Exercise description: Lines containing the word "this" are to be located and copied.

Exercise inputs:
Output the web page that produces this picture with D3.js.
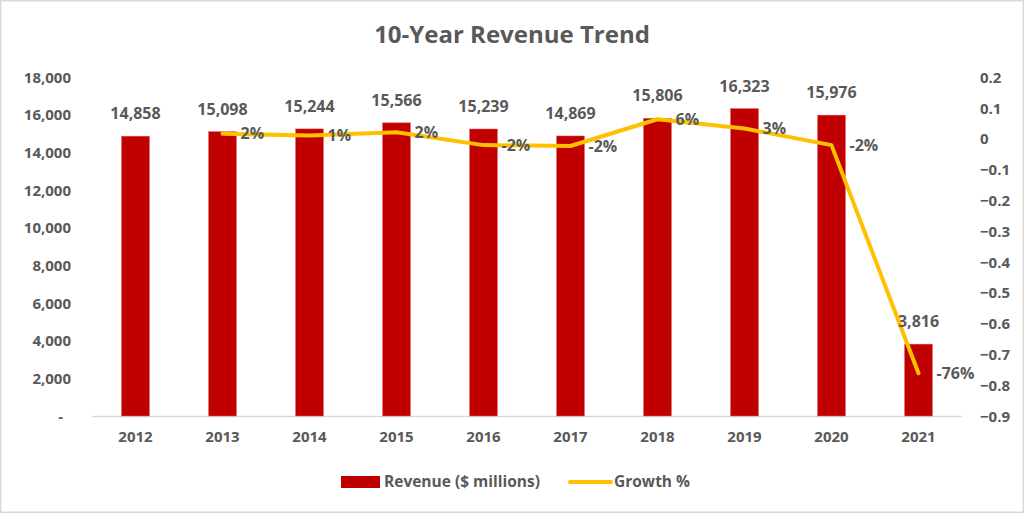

---

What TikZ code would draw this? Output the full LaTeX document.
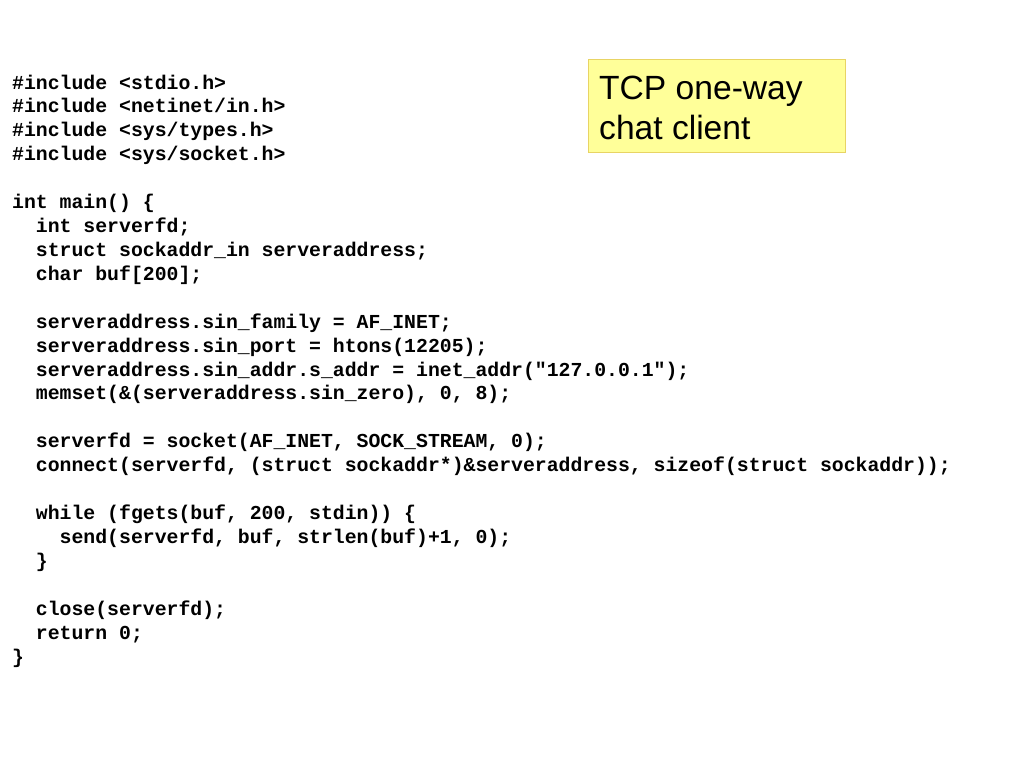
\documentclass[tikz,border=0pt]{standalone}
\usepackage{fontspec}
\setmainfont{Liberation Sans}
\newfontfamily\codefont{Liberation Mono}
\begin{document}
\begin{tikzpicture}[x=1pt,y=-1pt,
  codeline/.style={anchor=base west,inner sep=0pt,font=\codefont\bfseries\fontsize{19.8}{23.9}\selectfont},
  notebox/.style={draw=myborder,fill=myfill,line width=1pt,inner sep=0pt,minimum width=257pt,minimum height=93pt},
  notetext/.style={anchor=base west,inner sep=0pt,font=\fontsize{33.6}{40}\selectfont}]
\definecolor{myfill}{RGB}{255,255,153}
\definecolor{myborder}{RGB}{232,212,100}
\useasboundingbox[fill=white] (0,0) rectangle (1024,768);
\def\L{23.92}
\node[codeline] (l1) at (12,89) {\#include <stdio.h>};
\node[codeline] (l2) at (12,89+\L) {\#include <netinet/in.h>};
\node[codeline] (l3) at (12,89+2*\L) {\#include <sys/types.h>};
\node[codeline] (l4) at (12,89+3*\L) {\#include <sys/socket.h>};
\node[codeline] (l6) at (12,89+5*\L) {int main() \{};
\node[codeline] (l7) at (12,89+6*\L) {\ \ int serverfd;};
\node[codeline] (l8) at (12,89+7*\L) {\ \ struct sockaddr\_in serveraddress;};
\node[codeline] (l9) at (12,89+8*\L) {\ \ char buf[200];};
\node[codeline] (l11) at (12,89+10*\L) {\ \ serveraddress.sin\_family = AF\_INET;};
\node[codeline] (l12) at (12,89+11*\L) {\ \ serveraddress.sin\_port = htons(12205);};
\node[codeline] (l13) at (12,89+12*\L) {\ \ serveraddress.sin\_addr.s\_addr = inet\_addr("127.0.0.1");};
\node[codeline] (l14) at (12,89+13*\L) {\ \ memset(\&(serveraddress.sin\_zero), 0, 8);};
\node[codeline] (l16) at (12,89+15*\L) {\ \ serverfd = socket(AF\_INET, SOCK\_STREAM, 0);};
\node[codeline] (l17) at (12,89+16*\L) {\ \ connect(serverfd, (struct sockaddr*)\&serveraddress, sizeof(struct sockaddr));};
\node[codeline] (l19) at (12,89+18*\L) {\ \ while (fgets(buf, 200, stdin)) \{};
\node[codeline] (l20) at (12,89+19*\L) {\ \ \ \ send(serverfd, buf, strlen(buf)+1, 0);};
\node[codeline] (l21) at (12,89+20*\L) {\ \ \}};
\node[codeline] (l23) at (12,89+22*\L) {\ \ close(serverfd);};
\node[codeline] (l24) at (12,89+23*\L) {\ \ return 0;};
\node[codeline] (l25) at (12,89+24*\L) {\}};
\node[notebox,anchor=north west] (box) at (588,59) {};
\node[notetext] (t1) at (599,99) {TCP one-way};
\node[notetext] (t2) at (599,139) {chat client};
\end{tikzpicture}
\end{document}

---

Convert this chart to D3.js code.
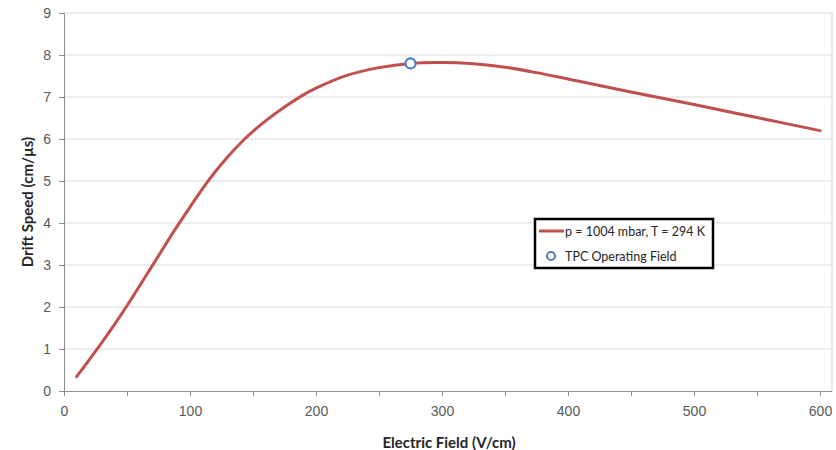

Reply to the task:
Output the web page that produces this picture with D3.js.
What TikZ code would draw this? Output the full LaTeX document.
Convert this chart to D3.js code.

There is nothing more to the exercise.